Elak of Atlantis
- Cover of first edition
- Author: Henry Kuttner
- Cover artist: Brad W. Foster
- Language: English
- Genre: Fantasy
- Publisher: Gryphon Books
- Publication date: 1985
- Publication place: United States
- Media type: print (paperback), ebook
- Pages: 210
- Followed by: Elak, Warrior of Atlantis

= Elak of Atlantis =

Short story collection by Henry Kuttner

Elak of Atlantis is a collection of sword and sorcery short stories by American author Henry Kuttner (1915–1958), gathering together all his tales featuring the title character. It was first published in trade paperback by Gryphon Books in March 1985; a later trade paperback edition was issued by Paizo Publishing in October 2007. The first British and first ebook edition was issued by Gateway/Orion in March 2013; the first American ebook edition was issued by Diversion Books in July 2014. The collection has been translated into Italian.

==Summary==

Map of Atlantis by Jack Gaughan.

The book collects the author's four "Elak" stories, together with supplementary material that differs according to the edition. All editions include a map of Kuttner's version of Atlantis deriving from an original by Jack Gaughan that first appeared in the anthology The Fantastic Swordsmen (1967). The Gryphon Books edition included a general introduction and individual introductions to each story by editor Gary Lovisi, the latter consisting of linking material collectively titled "A Portable Outline of Elak's Career." Also included were illustrations by Brad W. Foster. The Paizo and Gateway/Orion editions dropped the Lovisi and Foster material in favor of an introductory essay by Joe R. Lansdale and supplemented the Elak stories with the two tales of Kuttner's other Sword and Sorcery hero, Prince Raynor.
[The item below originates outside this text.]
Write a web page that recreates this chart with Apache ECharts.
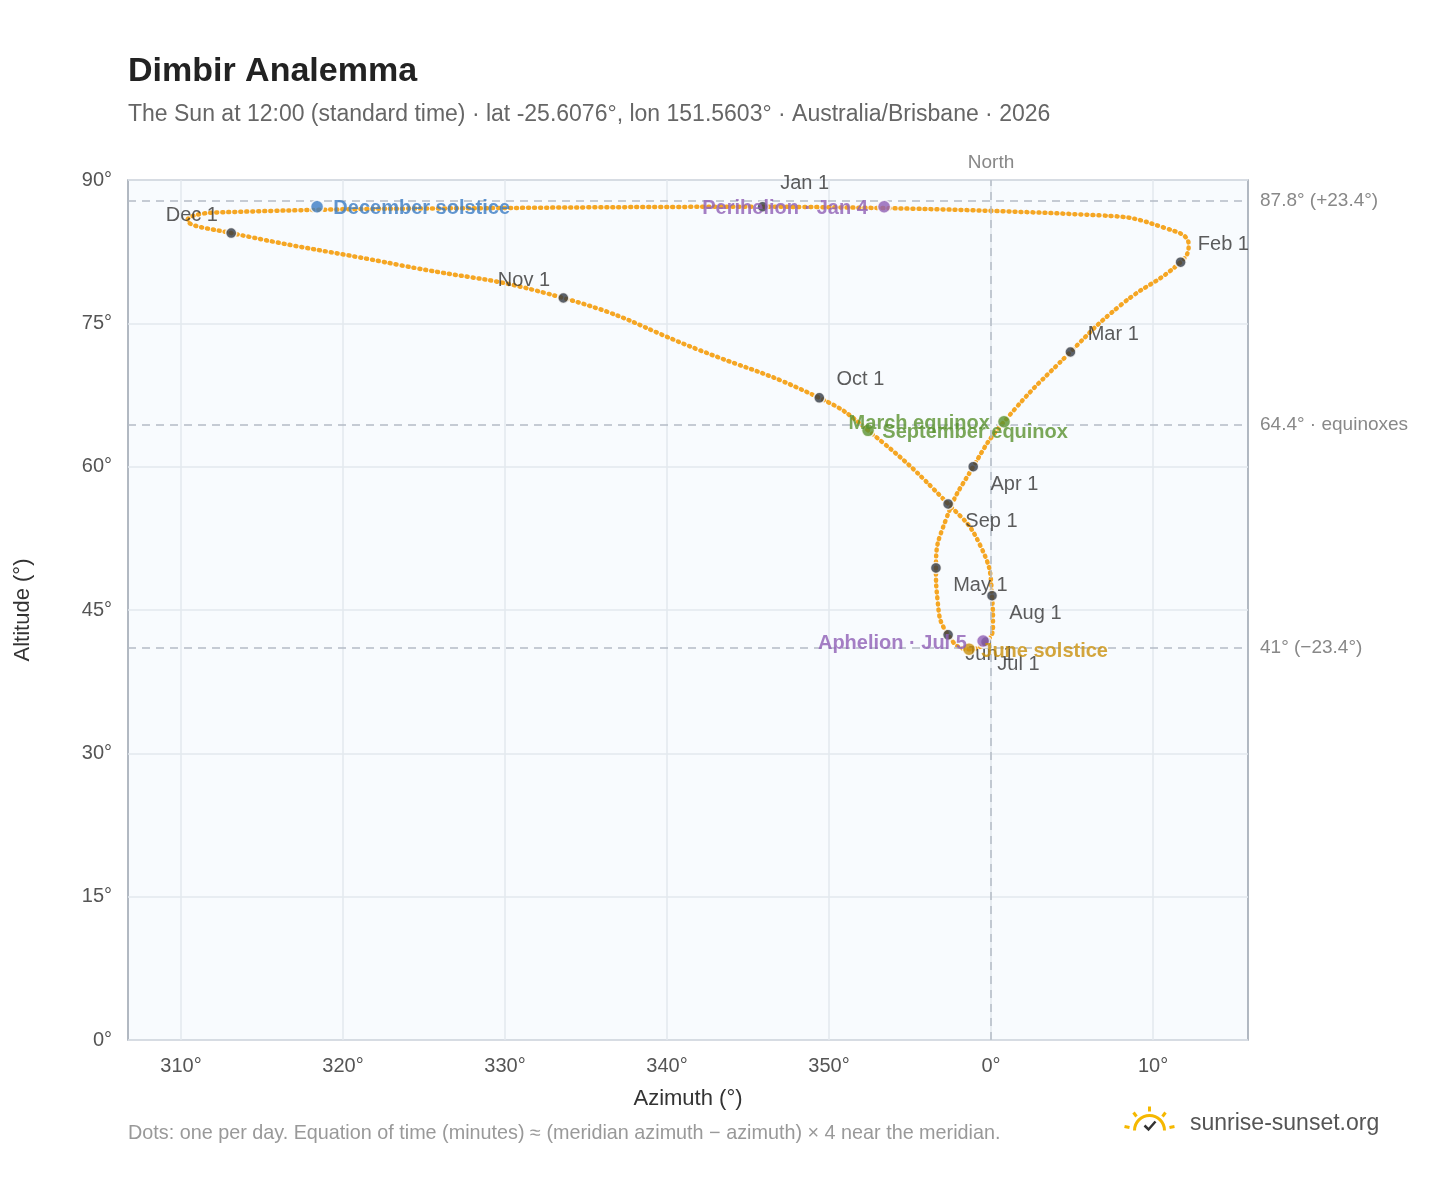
<!DOCTYPE html>
<html><head><meta charset="utf-8">
<script src="https://cdn.jsdelivr.net/npm/echarts@6/dist/echarts.min.js"></script>
<style>html,body{margin:0;background:#fff}#c{width:1448px;height:1188px}</style>
</head><body><div id="c"></div>
<script>
// Azimuth relative to north (deg, negative = west of north), altitude (deg)
const pathDates = ['Jan 1','Jan 15','Jan 22','Jan 26','Feb 1','Feb 15','Mar 1','Mar 20','Apr 1','Apr 15','May 1','May 15','Jun 1','Jun 21','Jul 1','Jul 15','Aug 1','Aug 15','Sep 1','Sep 23','Oct 1','Oct 15','Nov 1','Nov 15','Dec 1','Dec 6','Dec 10','Dec 21','Dec 31'];
const pathAz  = [-14.1,6.7,10.7,12.2,11.7,8.0,4.9,0.8,-1.1,-2.8,-3.4,-3.3,-2.65,-1.36,-0.31,0.12,0.06,-0.68,-2.65,-7.59,-10.6,-18.0,-26.4,-36.5,-46.9,-49.6,-47.9,-27.8,-14.6];
const pathAlt = [87.2,86.3,85.0,83.2,81.4,76.9,72.0,64.7,60.0,54.4,49.4,46.0,42.4,40.9,41.65,43.4,46.5,51.8,56.1,63.8,67.2,72.2,77.65,81.1,84.45,85.8,86.6,87.1,87.2];
const monthNames = ['Jan 1','Feb 1','Mar 1','Apr 1','May 1','Jun 1','Jul 1','Aug 1','Sep 1','Oct 1','Nov 1','Dec 1'];
const monthAz  = [-14.1,11.7,4.9,-1.1,-3.4,-2.65,-0.31,0.06,-2.65,-10.6,-26.4,-46.9];
const monthAlt = [87.2,81.4,72.0,60.0,49.4,42.4,41.65,46.5,56.1,67.2,77.65,84.45];
const eventNames = ['December solstice','Perihelion · Jan 4','March equinox','September equinox','June solstice','Aphelion · Jul 5'];
const eventAz  = [-41.6,-6.6,0.8,-7.59,-1.36,-0.49];
const eventAlt = [87.2,87.2,64.7,63.8,40.9,41.75];
const xTicks = [-50,-40,-30,-20,-10,0,10];
const refAlt = [87.8,64.4,41];
const refLabels = ['87.8° (+23.4°)','64.4° · equinoxes','41° (−23.4°)'];

const eventColors = ['#3a7cc4','#8e5fb5','#5a9230','#5a9230','#c9900b','#8e5fb5'];
const eventPos = [
 {position:'right',offset:[4,2]},{position:'left',offset:[-4,2]},{position:'left',offset:[-2,2]},
 {position:'right',offset:[2,2]},{position:'right',offset:[0,2]},{position:'left',offset:[-4,2]}];
const monthPos = [
 {position:'top',offset:[42,-2]},{position:'right',offset:[6,-18]},{position:'right',offset:[6,-18]},
 {position:'right',offset:[6,18]},{position:'right',offset:[6,18]},{position:'right',offset:[6,20]},
 {position:'right',offset:[0,22]},{position:'right',offset:[6,18]},{position:'right',offset:[6,18]},
 {position:'right',offset:[6,-18]},{position:'left',offset:[-2,-18]},{position:'left',offset:[-2,-18]}];

const chart = echarts.init(document.getElementById('c'));
const F = 'Liberation Sans, Arial, sans-serif';
chart.setOption({
 animation:false,
 textStyle:{fontFamily:F},
 title:{text:'Dimbir Analemma',subtext:'The Sun at 12:00 (standard time) · lat -25.6076°, lon 151.5603° · Australia/Brisbane · 2026',
   left:123,top:50,textStyle:{fontSize:34,fontWeight:'bold',color:'#222'},subtextStyle:{fontSize:23,color:'#666'},itemGap:14},
 grid:{left:128,right:200,top:180,bottom:148,show:true,backgroundColor:'#f8fbfe',borderColor:'#99a3af',borderWidth:1.5},
 xAxis:{type:'value',min:-53.27,max:15.86,name:'Azimuth (°)',nameLocation:'middle',nameGap:48,
   nameTextStyle:{fontSize:22,color:'#333'},
   axisLine:{show:false},axisTick:{show:false,customValues:xTicks},
   axisLabel:{customValues:xTicks,fontSize:20,color:'#555',margin:16,formatter:v=>((Math.round(v)+360)%360)+'°'},
   splitLine:{show:true,lineStyle:{color:'#e3e8ee',width:1.5}}},
 yAxis:{type:'value',min:0,max:90,interval:15,name:'Altitude (°)',nameLocation:'middle',nameGap:94,
   nameTextStyle:{fontSize:22,color:'#333'},axisLine:{show:false},axisTick:{show:false},
   axisLabel:{fontSize:20,color:'#555',margin:16,formatter:'{value}°'},
   splitLine:{lineStyle:{color:'#e3e8ee',width:1.5}}},
 series:[
  {type:'line',data:pathAz.map((a,i)=>[a,pathAlt[i]]),smooth:0.5,symbol:'none',
   lineStyle:{color:'#f5a623',width:4.5,type:[1,5],cap:'round'},z:3,
   markLine:{silent:true,symbol:'none',lineStyle:{color:'#b4bcc6',type:[8,6],width:1.5},
     data:[...refAlt.map((v,i)=>({yAxis:v,label:{show:true,position:'end',formatter:refLabels[i],color:'#888',fontSize:19,distance:12}})),
       {xAxis:0,label:{show:true,position:'end',formatter:'North',color:'#888',fontSize:19,distance:8}}]}},
  {type:'scatter',data:monthAz.map((a,i)=>({value:[a,monthAlt[i]],name:monthNames[i],
     label:Object.assign({show:true,formatter:monthNames[i],color:'#333',fontSize:20},monthPos[i])})),
   symbolSize:11,itemStyle:{color:'#333b45',borderColor:'#fff',borderWidth:1.5},z:5},
  {type:'scatter',data:eventAz.map((a,i)=>({value:[a,eventAlt[i]],
     itemStyle:{color:eventColors[i]},
     label:Object.assign({show:true,formatter:eventNames[i],color:eventColors[i],fontSize:20,fontWeight:'bold'},eventPos[i])})),
   symbolSize:13,itemStyle:{borderColor:'#fff',borderWidth:1.5},z:6}
 ],
 graphic:[
  {type:'text',left:128,top:1124,style:{text:'Dots: one per day. Equation of time (minutes) ≈ (meridian azimuth − azimuth) × 4 near the meridian.',fill:'#999',fontSize:19.8,fontFamily:F}},
  {type:'text',left:1190,top:1112,style:{text:'sunrise-sunset.org',fill:'#555',fontSize:23,fontFamily:F}},
  {type:'group',left:1122,top:1104,children:[
    {type:'arc',shape:{cx:25,cy:26,r:15,startAngle:Math.PI,endAngle:2*Math.PI},style:{stroke:'#f5b800',lineWidth:3,fill:null}},
    {type:'line',shape:{x1:25,y1:2,x2:25,y2:7},style:{stroke:'#f5b800',lineWidth:3}},
    {type:'line',shape:{x1:9,y1:8,x2:12,y2:12},style:{stroke:'#f5b800',lineWidth:3}},
    {type:'line',shape:{x1:41,y1:8,x2:38,y2:12},style:{stroke:'#f5b800',lineWidth:3}},
    {type:'line',shape:{x1:0,y1:22,x2:5,y2:23},style:{stroke:'#f5b800',lineWidth:3}},
    {type:'line',shape:{x1:50,y1:22,x2:45,y2:23},style:{stroke:'#f5b800',lineWidth:3}},
    {type:'polyline',shape:{points:[[20,21],[24,25],[31,17]]},style:{stroke:'#333',lineWidth:2.5,fill:null}}
  ]}
 ]
});
</script></body></html>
The Diversion Books edition consisted of the four Elak stories alone, omitting all supplementary material except the map.

==Contents==
- "Henry Kuttner and Elak: An Introduction" (Gary Lovisi) (Gryphon edition only)
- "Kuttner Sharpens His Literary Sword" (Joe R. Lansdale) (Paizo and Gateway/Orion editions only)
- "A Portable Outline of Elak's Career" [pt. 1] (Gary Lovisi) (Gryphon edition only)
- "Atlantis" (map)
- "Thunder in the Dawn" (from Weird Tales v. 31, nos. 5–6, May–June 1938) (Henry Kuttner)
- "A Portable Outline of Elak's Career" [pt. 2] (Gary Lovisi) (Gryphon edition only)
- "The Spawn of Dagon" (from Weird Tales v. 32, no. 1, July 1938) (Henry Kuttner)
- "A Portable Outline of Elak's Career" [pt. 3] (Gary Lovisi) (Gryphon edition only)
- "Beyond the Phoenix" (from Weird Tales v. 32, no. 4, Oct. 1938) (Henry Kuttner)
- "A Portable Outline of Elak's Career" [pt. 4] (Gary Lovisi) (Gryphon edition only)
- "Dragon Moon" (from Weird Tales v. 35, no. 7, Jan. 1941) (Henry Kuttner)
- "Cursed Be the City" (Prince Raynor) (from Strange Stories v. 1, no. 2, April 1939) (Henry Kuttner) (Paizo and Gateway/Orion editions only)
- "The Citadel of Darkness" (Prince Raynor) from Strange Stories v. 2, no. 1, Aug. 1939) (Henry Kuttner) (Paizo and Gateway/Orion editions only)

==Reception==
The collection was reviewed by Robert M. Price in Crypt of Cthulhu no. 33, Lammas 1985, Richard A. Lupoff in Locus no. 567, April 2008, and Howard Andrew Jones in Black Gate, Summer 2008.

==Relation to other works==
Author Adrian Cole has continued Kuttner's Elak saga in his own series of short stories, most of which appear in his collections Elak, Warrior of Atlantis (2024), Elak, King of Atlantis (2020), and Elak, Sea Hawks of Atlantis (2025).